The history of the doctrine of the Trinity provides a good example of the development principle. The doctrine posits that God is three Persons in one divine nature. This teaching was promulgated definitively during the great Trinitarian and Christological debates of the fourth century. Before that time, Christian apologists had varying ways to explain the Trinity, and although they didn’t always use the philosophical terms, such as person and nature, used in the fourth century, the essence was still there: God is three-in-one. He is one God, and he is Father, Son, and Holy Spirit. There was no change in this fundamental Christian doctrine, but there was a development in the Church’s understanding of it.
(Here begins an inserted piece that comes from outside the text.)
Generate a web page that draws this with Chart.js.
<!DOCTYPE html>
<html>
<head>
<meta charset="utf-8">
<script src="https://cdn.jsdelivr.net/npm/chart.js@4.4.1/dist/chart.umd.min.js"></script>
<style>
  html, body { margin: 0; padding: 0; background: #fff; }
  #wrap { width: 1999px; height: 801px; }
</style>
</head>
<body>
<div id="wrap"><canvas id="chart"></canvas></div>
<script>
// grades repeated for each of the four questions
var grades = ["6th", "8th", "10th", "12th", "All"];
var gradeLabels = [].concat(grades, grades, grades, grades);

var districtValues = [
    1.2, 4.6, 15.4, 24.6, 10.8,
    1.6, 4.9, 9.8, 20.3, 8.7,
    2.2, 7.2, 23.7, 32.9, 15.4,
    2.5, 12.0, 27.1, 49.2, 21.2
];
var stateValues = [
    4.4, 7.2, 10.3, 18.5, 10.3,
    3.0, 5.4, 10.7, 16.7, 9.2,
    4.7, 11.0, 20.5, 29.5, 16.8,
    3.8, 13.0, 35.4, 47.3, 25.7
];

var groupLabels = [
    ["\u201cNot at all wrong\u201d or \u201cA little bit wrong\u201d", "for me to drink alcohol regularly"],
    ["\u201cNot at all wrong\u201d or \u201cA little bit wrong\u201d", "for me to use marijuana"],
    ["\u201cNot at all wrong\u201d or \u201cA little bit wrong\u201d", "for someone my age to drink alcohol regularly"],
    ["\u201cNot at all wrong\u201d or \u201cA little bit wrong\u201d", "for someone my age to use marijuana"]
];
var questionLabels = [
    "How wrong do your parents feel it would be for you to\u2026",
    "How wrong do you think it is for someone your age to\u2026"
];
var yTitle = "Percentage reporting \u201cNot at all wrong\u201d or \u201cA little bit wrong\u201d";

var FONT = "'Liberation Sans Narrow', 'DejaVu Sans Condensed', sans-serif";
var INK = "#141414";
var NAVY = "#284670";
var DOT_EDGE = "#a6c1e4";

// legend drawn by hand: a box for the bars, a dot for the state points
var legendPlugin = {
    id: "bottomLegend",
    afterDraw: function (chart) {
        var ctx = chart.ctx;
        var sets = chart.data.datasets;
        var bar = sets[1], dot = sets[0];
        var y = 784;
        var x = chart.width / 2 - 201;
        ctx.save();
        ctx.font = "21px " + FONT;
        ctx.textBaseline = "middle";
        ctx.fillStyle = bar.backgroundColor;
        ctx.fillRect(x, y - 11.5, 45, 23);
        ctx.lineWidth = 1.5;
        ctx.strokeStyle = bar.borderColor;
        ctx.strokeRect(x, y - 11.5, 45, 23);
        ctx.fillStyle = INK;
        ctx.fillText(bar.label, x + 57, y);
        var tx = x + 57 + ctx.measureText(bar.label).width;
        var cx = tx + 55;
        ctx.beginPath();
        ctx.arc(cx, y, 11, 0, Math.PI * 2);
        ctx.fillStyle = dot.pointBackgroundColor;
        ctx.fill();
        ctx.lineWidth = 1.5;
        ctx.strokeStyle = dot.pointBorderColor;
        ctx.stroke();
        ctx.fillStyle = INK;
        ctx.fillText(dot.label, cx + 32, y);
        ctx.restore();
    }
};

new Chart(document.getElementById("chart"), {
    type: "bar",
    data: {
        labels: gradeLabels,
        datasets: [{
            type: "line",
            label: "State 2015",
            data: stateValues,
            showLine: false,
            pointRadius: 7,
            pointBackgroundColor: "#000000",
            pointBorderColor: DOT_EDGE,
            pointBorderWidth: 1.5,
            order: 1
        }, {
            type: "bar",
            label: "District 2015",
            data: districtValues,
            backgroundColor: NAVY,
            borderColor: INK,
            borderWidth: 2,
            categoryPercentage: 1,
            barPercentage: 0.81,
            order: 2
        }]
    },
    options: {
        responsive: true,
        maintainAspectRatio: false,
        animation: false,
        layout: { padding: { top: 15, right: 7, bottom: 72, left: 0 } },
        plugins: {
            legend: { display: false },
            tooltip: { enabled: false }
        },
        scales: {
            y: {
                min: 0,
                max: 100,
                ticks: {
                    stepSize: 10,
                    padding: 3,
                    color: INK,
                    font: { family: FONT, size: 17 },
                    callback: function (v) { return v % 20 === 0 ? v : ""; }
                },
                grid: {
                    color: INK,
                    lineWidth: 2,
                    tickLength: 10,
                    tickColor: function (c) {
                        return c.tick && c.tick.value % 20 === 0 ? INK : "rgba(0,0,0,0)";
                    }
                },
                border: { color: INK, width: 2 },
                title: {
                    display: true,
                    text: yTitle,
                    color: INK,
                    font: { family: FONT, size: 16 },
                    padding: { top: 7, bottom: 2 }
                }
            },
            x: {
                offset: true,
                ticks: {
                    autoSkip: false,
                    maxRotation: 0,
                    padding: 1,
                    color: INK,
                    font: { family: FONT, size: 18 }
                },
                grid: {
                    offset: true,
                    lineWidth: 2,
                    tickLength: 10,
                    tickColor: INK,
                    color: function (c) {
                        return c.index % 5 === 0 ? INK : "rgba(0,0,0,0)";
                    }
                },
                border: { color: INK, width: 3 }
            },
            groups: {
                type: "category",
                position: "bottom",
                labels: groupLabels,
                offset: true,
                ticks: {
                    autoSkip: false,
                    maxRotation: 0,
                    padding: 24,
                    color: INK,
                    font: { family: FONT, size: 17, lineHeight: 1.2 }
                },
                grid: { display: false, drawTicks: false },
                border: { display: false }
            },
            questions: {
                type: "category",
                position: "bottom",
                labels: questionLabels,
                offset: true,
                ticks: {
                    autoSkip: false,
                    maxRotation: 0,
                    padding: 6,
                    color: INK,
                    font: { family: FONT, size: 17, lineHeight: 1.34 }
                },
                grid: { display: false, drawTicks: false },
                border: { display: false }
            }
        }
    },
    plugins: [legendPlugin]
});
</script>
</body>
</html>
In fact, doctrine often develops in response to attempts to change doctrine. The fourth-century Arian heresy declared that Jesus was not really God. This is a Christological and a Trinitarian error. For if Jesus is not God, then there is no Second Person of the Trinity who became man. Catholics recognized the Arian teaching as a change and rejected it. However, they also developed the Church’s true doctrine so that it could better combat the heresy. This deeper understanding was necessary to protect the Church’s deposit of faith from actual deformations.
Another example: from the beginning, the Church understood and proclaimed that using artificial means to prevent pregnancy is always wrong. In response to modern technological and philosophical challenges to that teaching, Pope Paul VI affirmed and deepened it with Humanae Vitae. That encyclical stands as a bulwark against some today who mistakenly think that Catholic teaching on contraception can be “developed” into its opposite.
The historical record of Church teaching does pose a challenge: Christian doctrine is unchanging, yet history has shown that changes do occur. Some Christians claim that all developments are actually deformations; others believe that doctrine can fundamentally change; and still others deny the existence of developments. Catholics, however, understand that developments are examples of an ever-richer understanding of revealed truths as well as a means by which the Church defends those truths against the challenges of the age.